ГУМИЛЕВ И "ЦЕХ ПОЭТОВ"

  
   Кажется в 1911 г. (не ручаюсь за точность) возникло в Петербурге поэтическое объединение, получившее прозвище "Цех Поэтов". Было оно в литературном смысле беспартийно. Просто собирались, читали стихи, судили о стихах несколько более специально, нежели это было возможно делать в печати. Посетителями этого первоначального "Цеха" были: Блок, Сергей Городецкий, Георгий Чулков, Юрий Верховский, Н. Клюев, Гумилев, Алексей Толстой, тогда еще не перешедший окончательно на прозу.

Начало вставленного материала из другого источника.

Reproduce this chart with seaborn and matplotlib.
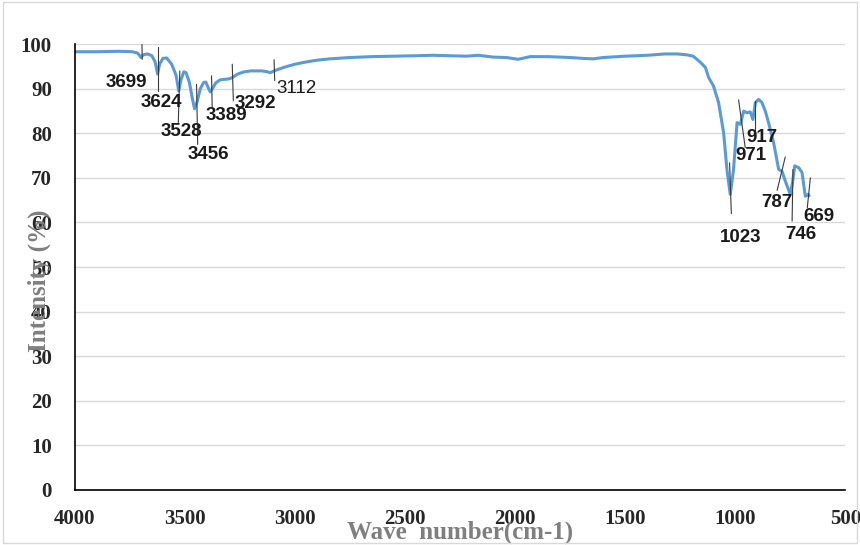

Были и совсем молодые, начинающие поэты: О. Мандельштам, Нарбут, Георгий Иванов и жена Гумилева - Анна Ахматова.
   Постепенно внутри "Цеха" стала обособляться группа, в которой главенствовали Сергей Городецкий и Гумилев. Она старалась образовать новое "направление", долженствующее прийти на смену отживающему свой век символизму. Оно назвало себя акмеизмом или адамизмом. Его главным лозунгом была борьба с мистицизмом и "туманностью" символизма. В "Цехе" наметился раскол. Поэты, не склонные к акмеизму, отпали, и "Цех" сделался, в сущности, кружком акмеистов, которые провозгласили Гумилева и Городецкого своими вождями и мастерами. Кроме этих двоих, ядро акмеизма и "Цеха" составили: Анна Ахматова, Мандельштам, Нарбут, Кузьмина-Караваева.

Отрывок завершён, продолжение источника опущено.